The Paonia ordinance would amend Chapter Six of the Municipal Code and add a section entitled Paonia Retail Marijuana Code. The ordinance, if approved by the board, would become effective after midnight Dec. 31, 2020 provided voters approve one or possibly two marijuana related measures in the works for the November election.

Oversight and licensing of retail marijuana sales will be regulated by the state and then the town. The ordinance takes into consideration zoning stipulations, a tax bond in the amount of 5,000, background checks to determine both moral character and state residency of the applicants.

If approved, the pot shop must be 1,000 feet from a school and residential childcare facility. There will be no mobile facilities and restrictions regarding deliveries. In addition, no retail shops will be allowed in residential zoned areas and licenses will need to be renewed annually with a number of operating fees.
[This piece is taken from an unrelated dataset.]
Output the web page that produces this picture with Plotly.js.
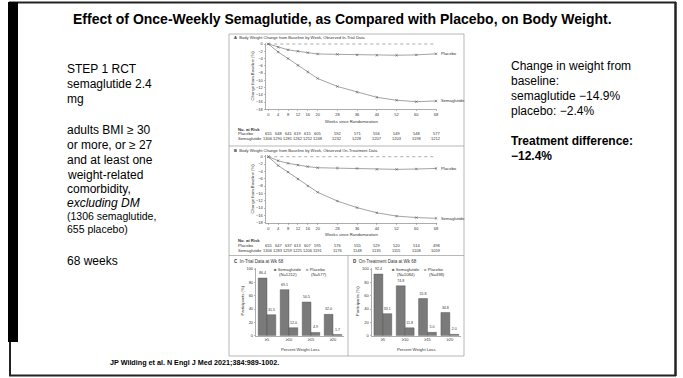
<!DOCTYPE html>
<html><head><meta charset="utf-8">
<script src="https://cdn.plot.ly/plotly-3.0.1.min.js"></script>
<style>html,body{margin:0;padding:0;background:#fff}#c{width:683px;height:378px}</style>
</head><body><div id="c"></div>
<script>
// ---- data ----
const weeks = [0,4,8,12,16,20,28,36,44,52,60,68];
const placeboA = [0,-0.9,-1.6,-2.0,-2.4,-2.75,-2.85,-3.0,-3.1,-3.1,-3.0,-2.7];
const semaA    = [0,-2.2,-4.0,-5.9,-7.7,-9.5,-11.7,-13.3,-14.7,-15.5,-15.9,-15.7];
const placeboB = [0,-1.1,-1.8,-2.3,-2.7,-3.0,-3.1,-3.2,-3.45,-3.45,-3.35,-3.2];
const semaB    = [0,-2.4,-4.2,-6.1,-8.0,-9.7,-12.1,-13.9,-15.3,-16.2,-16.6,-16.8];
const riskA_placebo = [655,648,641,619,615,605,592,571,556,549,548,577];
const riskA_sema    = [1306,1290,1281,1262,1252,1248,1232,1228,1207,1203,1198,1212];
const riskB_placebo = [655,647,637,613,607,595,576,555,529,520,514,498];
const riskB_sema    = [1306,1283,1259,1225,1206,1191,1176,1148,1135,1115,1108,1059];
const yTicksLine = [0,-2,-4,-6,-8,-10,-12,-14,-16,-18];
const cats  = ['≥5','≥10','≥15','≥20'];
const semaC = [86.4,69.1,50.5,32.0];
const placC = [31.5,12.0,4.9,1.7];
const semaD = [92.4,74.8,55.8,34.8];
const placD = [33.1,11.8,5.0,2.0];
const leftLines = ['STEP 1 RCT','semaglutide 2.4','mg','','adults BMI ≥ 30','or more, or ≥ 27','and at least one','weight-related','comorbidity,','<i>excluding DM</i>','(1306 semaglutide,','655 placebo)','','68 weeks'];
const rightLines = ['Change in weight from','baseline:','semaglutide −14.9%','placebo: −2.4%','','<b>Treatment difference:</b>','<b>−12.4%</b>'];

// ---- helpers ----
const W=683,H=378;
const px=x=>x/W, py=y=>1-y/H;
const FONT='Liberation Sans, Arial, sans-serif';
const ann=[], shapes=[];
function txt(x,y,t,size,o){ann.push(Object.assign({x:px(x),y:py(y),xref:'paper',yref:'paper',text:t,showarrow:false,xanchor:'left',yanchor:'middle',font:{family:FONT,size:size,color:'#000'}},o||{}));}
function rect(x0,y0,x1,y1,o){shapes.push(Object.assign({type:'rect',xref:'paper',yref:'paper',x0:px(x0),x1:px(x1),y0:py(y0),y1:py(y1)},o));}
function line(x0,y0,x1,y1,c,w){shapes.push({type:'line',xref:'paper',yref:'paper',x0:px(x0),x1:px(x1),y0:py(y0),y1:py(y1),line:{color:c,width:w}});}

// ---- slide frame ----
line(9,2.5,676,2.5,'#222',2);
line(675.5,2,675.5,376,'#222',2.5);
line(9,375.5,676,375.5,'#222',2);
line(10,2,10,376,'#222',2);
rect(8,2,18,342,{fillcolor:'#000',line:{width:0}});

// title and texts
txt(342,19,'<b>Effect of Once-Weekly Semaglutide, as Compared with Placebo, on Body Weight.</b>',14,{xanchor:'center'});
const leftY=[69,84,99,114,130,145,160,175,189,202.5,216,228.5,245,261];
leftLines.forEach((t,i)=>{ if(t) txt(65,leftY[i],t,(i===10||i===11)?10.5:12); });
const rightY=[66,81,96,111,126,141,156];
rightLines.forEach((t,i)=>{ if(t) txt(509,rightY[i],t,12); });
txt(108,362,'<b>JP Wilding et al. N Engl J Med 2021;384:989-1002.</b>',7.2);

// ---- figure frame ----
const G='#9a9a9a';
rect(229,34,464,356,{line:{color:G,width:0.7}});
line(229,146,464,146,G,0.7);
line(229,255.5,464,255.5,G,0.7);
line(348,255.5,348,356,G,0.7);

const col='#333';
function ftxt(x,y,t,size,o){txt(x,y,t,size,Object.assign({font:{family:FONT,size:size,color:col}},o||{}));}
ftxt(232,37.8,'<b>A</b>  Body Weight Change from Baseline by Week, Observed In-Trial Data',4.1);
ftxt(232,150.5,'<b>B</b>  Body Weight Change from Baseline by Week, Observed On-Treatment Data',4.1);
ftxt(232,261,'<b>C</b>  In-Trial Data at Wk 68',4.5);
ftxt(351,261,'<b>D</b>  On-Treatment Data at Wk 68',4.5);

// axis titles
ftxt(351,121,'Weeks since Randomization',4.2,{xanchor:'center'});
ftxt(351,234,'Weeks since Randomization',4.2,{xanchor:'center'});
ftxt(251.5,76,'Change from Baseline (%)',4.2,{xanchor:'center',textangle:-90});
ftxt(251.5,189,'Change from Baseline (%)',4.2,{xanchor:'center',textangle:-90});
ftxt(241.5,301,'Participants (%)',4.2,{xanchor:'center',textangle:-90});
ftxt(357,301,'Participants (%)',4.2,{xanchor:'center',textangle:-90});
ftxt(300,349,'Percent Weight Loss',4.2,{xanchor:'center'});
ftxt(416,349,'Percent Weight Loss',4.2,{xanchor:'center'});

// at-risk tables
function riskTable(yHead,yP,yS,xa,rp,rs){
  ftxt(236,yHead,'<b>No. at Risk</b>',4.2);
  ftxt(236,yP,'Placebo',4.2);
  ftxt(236,yS,'Semaglutide',4.2);
  weeks.forEach((w,i)=>{
    ann.push({x:w,xref:xa,y:py(yP),yref:'paper',text:String(rp[i]),showarrow:false,xanchor:'center',yanchor:'middle',font:{family:FONT,size:4,color:col}});
    ann.push({x:w,xref:xa,y:py(yS),yref:'paper',text:String(rs[i]),showarrow:false,xanchor:'center',yanchor:'middle',font:{family:FONT,size:4,color:col}});
  });
}
riskTable(129,134,139,'x',riskA_placebo,riskA_sema);
riskTable(240,245.5,250.5,'x2',riskB_placebo,riskB_sema);

// series end labels
function endLabel(xa,ya,arr,t){ann.push({x:weeks[weeks.length-1],y:arr[arr.length-1],xref:xa,yref:ya,text:t,showarrow:false,xanchor:'left',xshift:3,yanchor:'middle',font:{family:FONT,size:4.2,color:col}});}
endLabel('x','y',placeboA,'Placebo'); endLabel('x','y',semaA,'Semaglutide');
endLabel('x2','y2',placeboB,'Placebo'); endLabel('x2','y2',semaB,'Semaglutide');

// zero reference dotted lines
['',"2"].forEach(s=>{shapes.push({type:'line',xref:'x'+s,yref:'y'+s,x0:0,x1:68,y0:0,y1:0,line:{color:'#888',width:0.7,dash:'dot'}});});

// bar legends
function barLegend(x,y,n1,n2){
  ftxt(x,y,'<span style="color:#6f6f6f">■</span> Semaglutide',4.2);
  ftxt(x+5,y+5,'(N='+n1+')',4.2);
  ftxt(x+32,y,'<span style="color:#a8a8a8">■</span> Placebo',4.2);
  ftxt(x+37,y+5,'(N='+n2+')',4.2);
}
barLegend(272,269,1212,577);
barLegend(390,269,1084,498);

// ---- traces ----
const lineStyle={color:'#8c8c8c',width:0.8};
const mk={symbol:'x-thin',size:2.4,line:{color:'#555',width:0.6},color:'#555'};
function lt(x,y,xa,ya){return {type:'scatter',mode:'lines+markers',x:x,y:y,xaxis:xa,yaxis:ya,line:lineStyle,marker:mk,showlegend:false,cliponaxis:false,hoverinfo:'skip'};}
function bt(y,xa,ya,c){return {type:'bar',x:cats,y:y,xaxis:xa,yaxis:ya,marker:{color:c,line:{color:'#4a4a4a',width:0.4}},text:y.map(v=>v.toFixed(1)),textposition:'outside',constraintext:'none',cliponaxis:false,textfont:{family:FONT,size:3.6,color:'#333'},showlegend:false,hoverinfo:'skip'};}
const data=[
  lt(weeks,placeboA,'x','y'), lt(weeks,semaA,'x','y'),
  lt(weeks,placeboB,'x2','y2'), lt(weeks,semaB,'x2','y2'),
  bt(semaC,'x3','y3','#7a7a7a'), bt(placC,'x3','y3','#7a7a7a'),
  bt(semaD,'x4','y4','#7a7a7a'), bt(placD,'x4','y4','#7a7a7a')
];

const axB={showgrid:false,zeroline:false,showline:true,linecolor:'#777',linewidth:0.6,ticks:'outside',ticklen:1.5,tickwidth:0.5,tickcolor:'#777',tickfont:{family:FONT,size:4,color:'#333'},fixedrange:true};
const xl=Object.assign({},axB,{range:[-1.05,68.5],tickvals:weeks});
const yl=Object.assign({},axB,{range:[-18,0.36],tickvals:yTicksLine});
const xb=Object.assign({},axB,{type:'category',range:[-0.5,3.5],ticks:''});
const yb=Object.assign({},axB,{range:[0,102],tickvals:[0,20,40,60,80,100]});

const layout={
  width:W,height:H,margin:{l:0,r:0,t:0,b:0},paper_bgcolor:'#fff',plot_bgcolor:'rgba(0,0,0,0)',
  showlegend:false,barmode:'group',bargap:0.2,bargroupgap:0,
  xaxis:Object.assign({},xl,{domain:[px(265.7),px(437.3)],anchor:'y'}),
  yaxis:Object.assign({},yl,{domain:[py(109.3),py(42.7)],anchor:'x'}),
  xaxis2:Object.assign({},xl,{domain:[px(265.7),px(437.3)],anchor:'y2'}),
  yaxis2:Object.assign({},yl,{domain:[py(222.7),py(155.4)],anchor:'x2'}),
  xaxis3:Object.assign({},xb,{domain:[px(256),px(344)],anchor:'y3'}),
  yaxis3:Object.assign({},yb,{domain:[py(335.7),py(267.7)],anchor:'x3'}),
  xaxis4:Object.assign({},xb,{domain:[px(371.7),px(461)],anchor:'y4'}),
  yaxis4:Object.assign({},yb,{domain:[py(335.7),py(267.7)],anchor:'x4'}),
  annotations:ann,shapes:shapes,font:{family:FONT}
};
Plotly.newPlot('c',data,layout,{staticPlot:true,displayModeBar:false});
</script></body></html>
Julie Huffman, a law firm partner at Clay, Dodson and Huffman, P.C in Delta, will serve as the new municipal judge for Paonia. Huffman was unanimously approved by the board following the recommendation of the Paonia Municipal Judge Hiring committee consisting of Chief of Police Neil Ferguson, Trustees Dave Knutson and Michelle Pattison and town attorney Bo Nerlin. Huffman will take over for Hon. Bruce Joss who served as the interim judge following the resignation of Hon. Brad Kolman in December 2019.

Trustees unanimously approved an intergovernmental agreement with the newly-formed One Delta County Economic Alliance. As part of the agreement the town of Paonia will pay 1.7% or $1,122 annually to offset ODC expenses.
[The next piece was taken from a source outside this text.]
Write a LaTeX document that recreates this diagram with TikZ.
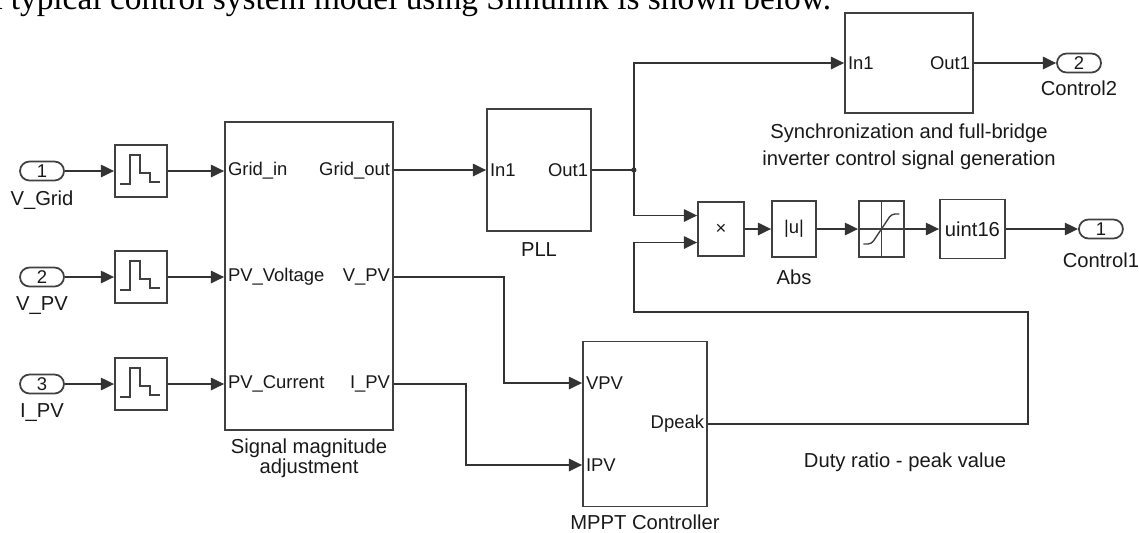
\documentclass[tikz,border=0pt]{standalone}
\usepackage{fontspec}
\setmainfont{Liberation Sans}
\newfontfamily\bookfont{Liberation Serif}
\usetikzlibrary{arrows.meta, shapes, positioning}

\begin{document}
\begin{tikzpicture}[x=0.02cm, y=-0.02cm,
	font=\fontsize{10.5}{12}\selectfont, text=black!90,
	blk/.style={draw=black!75, line width=1pt, rectangle, fill=white, inner sep=0pt},
	pill/.style={blk, rounded corners=0.19cm, minimum width=0.88cm, minimum height=0.38cm},
	zoh/.style={blk, minimum width=1.04cm, minimum height=1.04cm,
		path picture={\draw[line width=0.9pt, shift={(path picture bounding box.center)}]
			(-21,13) -- (-11,13) -- (-11,-16) -- (-1,-16) -- (-1,2) -- (9,2) -- (9,11) -- (19,11);}},
	satur/.style={blk, minimum width=0.9cm, minimum height=1.12cm,
		path picture={\draw[line width=0.6pt, shift={(path picture bounding box.center)}]
			(0,-30) -- (0,30) (-25,0) -- (25,0);
			\draw[line width=0.8pt, rounded corners=2pt, shift={(path picture bounding box.center)}]
			(-18,15) -- (-10,15) -- (10,-15) -- (18,-15);}},
	port/.style={inner sep=2pt},
	blkname/.style={align=center, font=\fontsize{11.5}{11.5}\selectfont},
	wire/.style={draw=black!80, line width=1pt},
	link/.style={wire, -{Triangle[length=7.5pt, width=7pt]}}]

	\useasboundingbox (0,0) rectangle (1139,532);
	\clip (0,0) rectangle (1139,532);

	% text above %
	\node[anchor=base west, inner sep=0pt, text=black, font=\bookfont\fontsize{19}{22}\selectfont] (intro) at (-22,9) {A typical control system model using Simulink is shown below.};

	% inports %
	\node[pill] (vgrid) at (42,171) {1};
	\node[pill] (vpv) at (42,277) {2};
	\node[pill] (ipv) at (42,384) {3};
	\node[blkname, below of = vgrid, node distance=0.58cm] (vgridname) {V\_Grid};
	\node[blkname, below of = vpv, node distance=0.58cm] (vpvname) {V\_PV};
	\node[blkname, below of = ipv, node distance=0.58cm] (ipvname) {I\_PV};

	% hold blocks %
	\node[zoh, right of = vgrid, node distance=1.98cm] (zoh1) {};
	\node[zoh, right of = vpv, node distance=1.98cm] (zoh2) {};
	\node[zoh, right of = ipv, node distance=1.98cm] (zoh3) {};

	% signal magnitude adjustment %
	\node[blk, minimum width=3.36cm, minimum height=6.16cm] (adj) at (309,276) {};
	\node[blkname, below of = adj, node distance=3.64cm] (adjname) {Signal magnitude\\adjustment};
	\node[port, anchor=west] (adjin1) at (adj.west |- zoh1) {Grid\_in};
	\node[port, anchor=west] (adjin2) at (adj.west |- zoh2) {PV\_Voltage};
	\node[port, anchor=west] (adjin3) at (adj.west |- zoh3) {PV\_Current};
	\node[port, anchor=east] (adjout1) at (adj.east |- zoh1) {Grid\_out};
	\node[port, anchor=east] (adjout2) at (adj.east |- zoh2) {V\_PV};
	\node[port, anchor=east] (adjout3) at (adj.east |- zoh3) {I\_PV};

	% PLL %
	\node[blk, minimum width=2.08cm, minimum height=2.44cm] (pll) at (539,170) {};
	\node[blkname, below of = pll, node distance=1.6cm] (pllname) {PLL};
	\node[port, anchor=west] (pllin) at (pll.west) {In1};
	\node[port, anchor=east] (pllout) at (pll.east) {Out1};
	\coordinate (split) at ([xshift=0.84cm]pll.east);

	% synchronization block %
	\node[blk, minimum width=2.56cm, minimum height=2cm] (sync) at (909,63) {};
	\node[blkname, below of = sync, node distance=1.67cm] (syncname) {Synchronization and full-bridge\\[4pt]inverter control signal generation};
	\node[port, anchor=west] (syncin) at (sync.west) {In1};
	\node[port, anchor=east] (syncout) at (sync.east) {Out1};
	\node[pill] (ctrl2) at (1079,63) {2};
	\node[blkname, below of = ctrl2, node distance=0.5cm] (ctrl2name) {Control2};

	% output chain %
	\node[blk, minimum width=0.92cm, minimum height=1.08cm] (mult) at (721,229) {×};
	\node[blk, right of = mult, node distance=1.46cm, minimum width=0.88cm, minimum height=1.12cm] (abs) {|u|};
	\node[blkname, below of = abs, node distance=0.96cm] (absname) {Abs};
	\node[satur, right of = abs, node distance=1.75cm] (sat) {};
	\node[blk, right of = sat, node distance=1.82cm, minimum width=1.3cm, minimum height=1.18cm, font=\fontsize{11.5}{12}\selectfont] (conv) {uint16};
	\node[pill, right of = conv, node distance=2.57cm] (ctrl1) {1};
	\node[blkname, below of = ctrl1, node distance=0.62cm] (ctrl1name) {Control1};

	% MPPT %
	\node[blk, minimum width=2.48cm, minimum height=3.3cm] (mppt) at (645,424) {};
	\node[blkname, below of = mppt, node distance=1.96cm] (mpptname) {MPPT Controller};
	\coordinate (vpvport) at ([yshift=0.82cm]mppt.west);
	\coordinate (ipvport) at ([yshift=-0.82cm]mppt.west);
	\node[port, anchor=west] (mpptin1) at (vpvport) {VPV};
	\node[port, anchor=west] (mpptin2) at (ipvport) {IPV};
	\node[port, anchor=east] (mpptout) at (mppt.east) {Dpeak};
	\node[blkname] (dutyname) at (905,462) {Duty ratio - peak value};
	\coordinate (fbright) at (1028,312);
	\coordinate (fbleft) at (split |- fbright);

	% edges %
	\draw[link] (vgrid) -- (zoh1);
	\draw[link] (vpv) -- (zoh2);
	\draw[link] (ipv) -- (zoh3);
	\draw[link] (zoh1) -- (zoh1 -| adj.west);
	\draw[link] (zoh2) -- (zoh2 -| adj.west);
	\draw[link] (zoh3) -- (zoh3 -| adj.west);
	\draw[link] (adj.east |- pll) -- (pll.west);
	\draw[wire] (pll.east) -- (split);
	\fill[black!80] (split) circle (1.5pt);
	\draw[link] (split) |- (sync.west);
	\draw[link] (split) |- ([yshift=0.27cm]mult.west);
	\draw[link] (sync.east) -- (ctrl2);
	\draw[link] (mult) -- (abs);
	\draw[link] (abs) -- (sat);
	\draw[link] (sat) -- (conv);
	\draw[link] (conv) -- (ctrl1);
	\draw[link] (adj.east |- zoh2) -- ++(2.2cm,0) |- (vpvport);
	\draw[link] (adj.east |- zoh3) -- ++(1.44cm,0) |- (ipvport);
	\draw[link] (mppt.east) -| (fbright) -- (fbleft) |- ([yshift=-0.27cm]mult.west);
\end{tikzpicture}
\end{document}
“After review of the budget with the Finance Director, we find that while there is not one single line item within the general fund that should be reallocated to offset the cost, there are multiple line items where we can reduce expenditures and are projecting lower expenditures than budgeted for including lower a lower electric bill due to updated system, general offices supplies, etc,” said Corinne Ferguson, town administrator, in her letter of recommendation to the board.

Potential financial contributions to One Delta County Economic Alliance are as follows, Delta County 62% or $40,916; City of Delta 28.6% or $18,875; Orchard City 3.6% or $2,375; Cedaredge 2.6% or $1,716; Hotchkiss 1% or $660 and Crawford .5% or $330.

Jay Canode, Paonia Skate Park, made a presentation before the board and requested support for future upgrades. Canode said he is still waiting on Delta County for the requested $40,000 to help with the estimated $300,000 park improvements. Trustees directed town staff to draft a letter of support for the park upgrades.

Ben Katz, Western Slope Conservation Center, updated the board on the recent Bureau of Land Management (BLM) final plan that opens the area up to extensive oil and gas development over the next 15 to 20 years. Katz asked the board to draft a letter to the Department of Interior addressing the continual dismissal of the towns’ concerns and requesting additional protection for the North Fork Valley and requesting that oil and gas leases be stopped until a better plan could be put in place. Mayor Mary Bachran directed Katz to draft a letter for board approval at a later date.

A special meeting was called for Tuesday, June 30, to discuss a request by local merchants to among a number of things support closing down Grand Avenue on Saturdays from 1-7 p.m. from July 4-Sept. 26 in order to allow businesses to host sidewalk sales and gallery openings. The special meeting will also have an executive session to discuss legal matters.